Railway line in Chiba prefecture, Japan

The Tōgane Line (東金線, Tōgane-sen) is a railway line in Chiba Prefecture, Japan, owned and operated by East Japan Railway Company (JR East). It connects Ōami Station in the city of Ōamishirasato and Narutō Station in the city of Sanmu.

==Services==
Some trains run from to (In Japanese is 成東(Kanji),なるとう(Hiragana)), and some run through to/from Chiba Station via the Sotobō Line. Every morning, a Local train runs from Narutō to Tokyo Station via the Sotobō and Keiyō lines. Every evening, a Local train runs from Tokyo to Narutō via the same route as the one in the morning. As of 16 March 2024, all Commuter Rapid and Rapid services operating through to/from the Keiyō Line were replaced by Local trains.

==Station list==
- All stations are located in Chiba Prefecture.
- Trains can pass each other at stations marked "◇", "∨", "∧"; they cannot pass each other at stations marked "｜".

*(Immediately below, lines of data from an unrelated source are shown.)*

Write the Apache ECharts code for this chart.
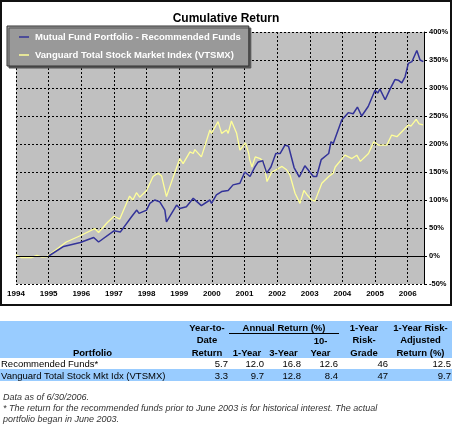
<!DOCTYPE html>
<html>
<head>
<meta charset="utf-8">
<script src="https://cdn.jsdelivr.net/npm/echarts@6/dist/echarts.min.js"></script>
<style>
  html, body { margin: 0; padding: 0; background: #fff; }
  body { width: 452px; height: 425px; position: relative; overflow: hidden; font-family: "Liberation Sans", Arial, sans-serif; }
  #chart { position: absolute; left: 0; top: 0; width: 452px; height: 306px; }
  #frame { position: absolute; left: 0; top: 0; width: 448px; height: 302px; border: 2px solid #111; pointer-events: none; }
  #stats { position: absolute; left: 0; top: 321px; width: 452px; border-collapse: collapse; font-size: 9.5px; color: #000; }
  #stats td { padding: 0 1px; white-space: nowrap; line-height: 11px; }
  #stats tr.hd td { background: #99CCFF; font-weight: bold; text-align: center; height: 12px; }
  #stats tr.r1 td { background: #fff; text-align: right; height: 11px; }
  #stats tr.r2 td { background: #99CCFF; text-align: right; height: 12px; }
  #stats tr td.name { text-align: left; }
  #stats td.ul { border-bottom: 1px solid #000; }
  #note { position: absolute; left: 3px; top: 392px; font-size: 9px; font-style: italic; color: #333; line-height: 11px; }
</style>
</head>
<body>
<div id="chart"></div>
<div id="frame"></div>
<table id="stats">
  <colgroup>
    <col style="width:185px"><col style="width:44px"><col style="width:36px"><col style="width:37px">
    <col style="width:37px"><col style="width:50px"><col style="width:63px">
  </colgroup>
  <tr class="hd"><td></td><td>Year-to-</td><td colspan="3" class="ul">Annual Return (%)</td><td>1-Year</td><td>1-Year Risk-</td></tr>
  <tr class="hd"><td></td><td>Date</td><td></td><td></td><td>10-</td><td>Risk-</td><td>Adjusted</td></tr>
  <tr class="hd"><td>Portfolio</td><td>Return</td><td>1-Year</td><td>3-Year</td><td>Year</td><td>Grade</td><td>Return (%)</td></tr>
  <tr class="r1" id="row1"></tr>
  <tr class="r2" id="row2"></tr>
</table>
<div id="note">Data as of 6/30/2006.<br>* The return for the recommended funds prior to June 2003 is for historical interest. The actual<br>portfolio began in June 2003.</div>
<script>
// 图表数据（年份为小数，值为累计收益 %）
const fundYears = [1995.0, 1995.46, 1995.97, 1996.38, 1996.53, 1997.0, 1997.2, 1997.25,
  1997.54, 1997.7, 1997.77, 1998.0, 1998.1, 1998.25, 1998.4, 1998.56, 1998.61, 1998.92,
  1999.02, 1999.22, 1999.43, 1999.68, 1999.94, 1999.99, 2000.14, 2000.3, 2000.5, 2000.65,
  2000.86, 2001.01, 2001.17, 2001.32, 2001.42, 2001.56, 2001.68, 2001.81, 2001.96, 2002.09,
  2002.24, 2002.35, 2002.52, 2002.68, 2002.85, 2003.11, 2003.21, 2003.35, 2003.58, 2003.65,
  2003.72, 2003.98, 2004.18, 2004.33, 2004.46, 2004.59, 2004.79, 2005.0, 2005.08, 2005.15,
  2005.31, 2005.46, 2005.61, 2005.71, 2005.82, 2005.92, 2006.02, 2006.13, 2006.28, 2006.38, 2006.48];
const fundReturn = [0, 17, 24, 33, 25, 45, 43, 42,
  70, 82, 76, 82, 94, 100, 97, 82, 61, 91,
  85, 88, 103, 90, 100, 94, 109, 115, 117, 127,
  130, 150, 142, 159, 168, 170, 148, 159, 183, 183,
  198, 196, 158, 141, 161, 142, 142, 172, 183, 204,
  201, 243, 256, 254, 266, 250, 267, 296, 291, 298,
  279, 298, 315, 314, 309, 320, 344, 347, 367, 350, 347];

const indexYears = [1994.0, 1994.17, 1994.47, 1994.64, 1994.8, 1994.95, 1995.0, 1995.54, 1996.0, 1996.41, 1996.53,
  1996.77, 1997.0, 1997.18, 1997.48, 1997.58, 1997.69, 1997.79, 1998.0, 1998.2, 1998.35,
  1998.46, 1998.61, 1998.81, 1999.02, 1999.12, 1999.33, 1999.43, 1999.48, 1999.68, 1999.94,
  1999.99, 2000.19, 2000.3, 2000.45, 2000.5, 2000.6, 2000.76, 2000.86, 2000.92, 2001.03,
  2001.13, 2001.16, 2001.23, 2001.33, 2001.48, 2001.59, 2001.69, 2001.84, 2002.0, 2002.15,
  2002.29, 2002.39, 2002.55, 2002.7, 2002.82, 2002.92, 2003.06, 2003.16, 2003.37, 2003.58,
  2003.72, 2003.78, 2004.08, 2004.29, 2004.44, 2004.55, 2004.8, 2004.96, 2005.11, 2005.36,
  2005.51, 2005.67, 2005.82, 2006.02, 2006.1, 2006.26, 2006.35, 2006.47];
const indexReturn = [2, -3, -3, 1, -2, -1, 0, 25, 37, 49, 42,
  58, 71, 66, 107, 100, 113, 105, 117, 142, 148,
  143, 106, 140, 174, 165, 186, 183, 190, 177, 225,
  219, 240, 219, 225, 219, 241, 219, 189, 189, 202,
  183, 172, 159, 177, 174, 168, 133, 150, 155, 160,
  154, 145, 112, 94, 117, 109, 100, 98, 130, 142,
  148, 159, 180, 174, 180, 169, 183, 204, 198, 198,
  216, 213, 222, 234, 232, 244, 236, 234];

const seriesNames = ['Mutual Fund Portfolio - Recommended Funds', 'Vanguard Total Stock Market Index (VTSMX)'];

// 表格数据
const portfolios = ['Recommended Funds*', 'Vanguard Total Stock Mkt Idx (VTSMX)'];
const ytdReturn = ['5.7', '3.3'];
const oneYear = ['12.0', '9.7'];
const threeYear = ['16.8', '12.8'];
const tenYear = ['12.6', '8.4'];
const riskGrade = ['46', '47'];
const riskAdjusted = ['12.5', '9.7'];

['row1', 'row2'].forEach((id, i) => {
    const cells = [portfolios[i], ytdReturn[i], oneYear[i], threeYear[i], tenYear[i], riskGrade[i], riskAdjusted[i]];
    document.getElementById(id).innerHTML = cells
        .map((c, j) => '<td' + (j === 0 ? ' class="name"' : '') + '>' + c + '</td>').join('');
});

const pairs = (xs, ys) => xs.map((x, i) => [x, ys[i]]);
const dashed = { color: '#000', width: 1, type: [2, 2] };

const chart = echarts.init(document.getElementById('chart'));
chart.setOption({
    animation: false,
    title: {
        text: 'Cumulative Return',
        left: 'center',
        top: 8,
        textStyle: { fontFamily: 'Liberation Sans', fontSize: 12, fontWeight: 'bold', color: '#000' }
    },
    legend: {
        orient: 'vertical',
        left: 7,
        top: 26,
        width: 245,
        padding: [6, 8, 6, 12],
        itemGap: 8,
        itemWidth: 10,
        itemHeight: 1.5,
        icon: 'rect',
        backgroundColor: '#999999',
        borderColor: '#333',
        borderWidth: 1,
        shadowColor: '#555',
        shadowOffsetX: 2,
        shadowOffsetY: 2,
        shadowBlur: 0,
        textStyle: { color: '#fff', fontFamily: 'Liberation Sans', fontSize: 9.5, fontWeight: 'bold', lineHeight: 10, padding: [0, 0, 0, 1] },
        data: seriesNames
    },
    grid: {
        left: 16, right: 28, top: 32, bottom: 22,
        show: true, backgroundColor: '#C0C0C0', borderWidth: 0
    },
    xAxis: {
        type: 'value',
        min: 1994, max: 2006.5, interval: 1,
        axisLine: { show: false },
        axisTick: { show: false },
        axisLabel: {
            margin: 6, color: '#000', fontFamily: 'Liberation Sans', fontSize: 8, fontWeight: 'bold',
            showMaxLabel: false,
            formatter: v => Number.isInteger(v) ? String(v) : ''
        },
        splitLine: { show: true, lineStyle: dashed }
    },
    yAxis: {
        type: 'value',
        position: 'right',
        min: -50, max: 400, interval: 50,
        axisLine: { show: true, lineStyle: { color: '#000', width: 1 } },
        axisTick: { show: true, length: 3, lineStyle: { color: '#000' } },
        axisLabel: { margin: 5, color: '#000', fontFamily: 'Liberation Sans', fontSize: 7.5, fontWeight: 'bold', formatter: '{value}%' },
        splitLine: { show: true, lineStyle: dashed }
    },
    series: [
        {
            name: seriesNames[1],
            type: 'line',
            symbol: 'none',
            data: pairs(indexYears, indexReturn),
            lineStyle: { color: '#FFFF99', width: 1.3 },
            itemStyle: { color: '#FFFF99' },
            z: 3,
            markLine: {
                silent: true, symbol: 'none', label: { show: false },
                lineStyle: { color: '#000', width: 1, type: 'solid' },
                data: [{ yAxis: 0 }]
            }
        },
        {
            name: seriesNames[0],
            type: 'line',
            symbol: 'none',
            data: pairs(fundYears, fundReturn),
            lineStyle: { color: '#333399', width: 1.5 },
            itemStyle: { color: '#333399' },
            z: 4
        }
    ]
});
</script>
</body>
</html>
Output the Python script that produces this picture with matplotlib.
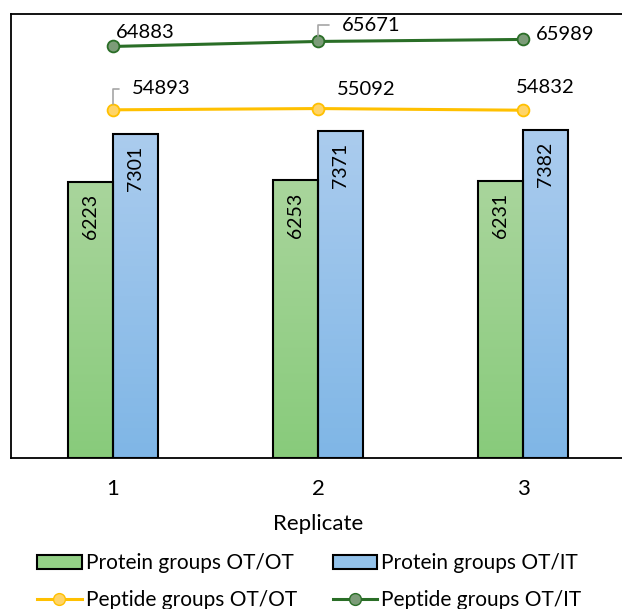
import matplotlib.pyplot as plt
import numpy as np
from matplotlib.patches import Patch
from matplotlib.lines import Line2D
from matplotlib.colors import LinearSegmentedColormap

plt.rcParams['font.family'] = ['Lato', 'DejaVu Sans']

replicates = ['1', '2', '3']
protein_ot_ot = [6223, 6253, 6231]
protein_ot_it = [7301, 7371, 7382]
peptide_ot_ot = [54893, 55092, 54832]
peptide_ot_it = [64883, 65671, 65989]

green_grad = LinearSegmentedColormap.from_list('g', ['#88cb7b', '#a9d59c'])
blue_grad = LinearSegmentedColormap.from_list('b', ['#7fb6e6', '#abccee'])

fig = plt.figure(figsize=(6.22, 6.09), dpi=100)
W, H = 622, 609
ax = fig.add_axes([10.5 / W, 1 - 458 / H, 615 / W, 444 / H])

x = np.arange(1, len(replicates) + 1)
bw = 0.22


def gradient_bars(ax, xs, vals, cmap):
    bars = ax.bar(xs, vals, bw, color='none', edgecolor='black', linewidth=1.5, zorder=3)
    grad = np.linspace(0, 1, 256).reshape(-1, 1)
    for b in bars:
        x0, y0 = b.get_x(), b.get_y()
        im = ax.imshow(grad, cmap=cmap, aspect='auto', origin='lower',
                       extent=[x0, x0 + b.get_width(), y0, y0 + b.get_height()],
                       zorder=2)
        im.set_clip_path(b)
    return bars


b1 = gradient_bars(ax, x - bw / 2, protein_ot_ot, green_grad)
b2 = gradient_bars(ax, x + bw / 2, protein_ot_it, blue_grad)

for bars, vals in ((b1, protein_ot_ot), (b2, protein_ot_it)):
    for b, v in zip(bars, vals):
        ax.annotate(f'{v}', (b.get_x() + b.get_width() / 2, v),
                    xytext=(0, -12), textcoords='offset pixels',
                    ha='center', va='top', rotation=90, fontsize=14, zorder=4)

ax.set_xlim(0.5, 3.5)
ax.set_ylim(0, 10000)
ax.set_xticks(x)
ax.set_xticklabels(replicates, fontsize=16)
ax.tick_params(axis='x', length=0, pad=15)
ax.set_yticks([])
ax.set_xlabel('Replicate', fontsize=16, labelpad=11)
for s in ax.spines.values():
    s.set_color('black')
    s.set_linewidth(1.3)

ax2 = ax.twinx()
ax2.set_ylim(0, 70000)
ax2.set_yticks([])
for s in ax2.spines.values():
    s.set_visible(False)

ax2.plot(x, peptide_ot_ot, color='#ffc000', lw=2.2, marker='o', ms=8.5,
         mfc='#ffd467', mec='#ffc000', mew=1.3)
ax2.plot(x, peptide_ot_it, color='#2a6e27', lw=2.2, marker='o', ms=8.5,
         mfc='#7c9c78', mec='#2a6e27', mew=1.3)

leader = dict(arrowstyle='-', color='#a6a6a6', lw=1.2, shrinkA=7, shrinkB=4,
              relpos=(0, 0.5), connectionstyle='angle,angleA=0,angleB=90,rad=0')
# label offsets in pixels: (dx to left edge, dy to centre, leader line)
offsets_it = [(3, 14, False), (24, 16, True), (13, 5, False)]
offsets_ot = [(19, 21, True), (19, 19, False), (-7, 23, False)]
for vals, offs in ((peptide_ot_it, offsets_it), (peptide_ot_ot, offsets_ot)):
    for xi, v, (dx, dy, lead) in zip(x, vals, offs):
        ax2.annotate(f'{v}', (xi, v), xytext=(dx, dy), textcoords='offset pixels',
                     ha='left', va='center', fontsize=14.5,
                     arrowprops=leader if lead else None)

handles = [
    Patch(facecolor='#94d087', edgecolor='black', linewidth=1.5),
    Line2D([], [], color='#ffc000', lw=2.2, marker='o', ms=8.5, mfc='#ffd467', mec='#ffc000'),
    Patch(facecolor='#93c2ea', edgecolor='black', linewidth=1.5),
    Line2D([], [], color='#2a6e27', lw=2.2, marker='o', ms=8.5, mfc='#7c9c78', mec='#2a6e27'),
]
labels = ['Protein groups OT/OT', 'Peptide groups OT/OT',
          'Protein groups OT/IT', 'Peptide groups OT/IT']
fig.legend(handles, labels, loc='upper left', bbox_to_anchor=(37 / W, 1 - 553 / H),
           ncol=2, frameon=False, fontsize=15, handlelength=2.15, handleheight=0.65,
           handletextpad=0.2, columnspacing=1.7, labelspacing=0.8,
           borderpad=0, borderaxespad=0)

fig.savefig('out.png', dpi=100)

| Station | Japanese | Distance (km) |  | Transfers | Track | Location |
| Between stations | Total |
| Ōami | 大網 | - | 0.0 | Sotobō Line (some trains through to Soga and Tokyo) | v | Ōamishirasato |
| Fukudawara | 福俵 | 3.8 | 3.8 |  | ｜ | Tōgane |
| Tōgane | 東金 | 2.0 | 5.8 |  | ◇ |
| Gumyō | 求名 | 3.8 | 9.6 |  | ◇ |
| Narutō | 成東 | 4.2 | 13.8 | Sōbu Main Line | ^ | Sanmu |

==Rolling stock==
- 209-2000/2100 series EMUs
- E233-5000 series 4-car EMUs (Keiyō Line through services)

===Past===
- 113 series EMUs
- 211 series EMUs

==History==
The Boso Railway Co. opened the Oami - Togane section in 1900, and was nationalised in 1907.

JGR opened the Togane - Naruto section in 1911.

The line was electrified (at 1,500 V DC overhead) from 1 October 1973, CTC signalling was commissioned the following year, and freight services ceased in 1999.

===Former connecting lines===
- Togane station - The Kujukuri Railway Co. operated a 9 km gauge line to Kazusa Katakai between 1926 and 1961.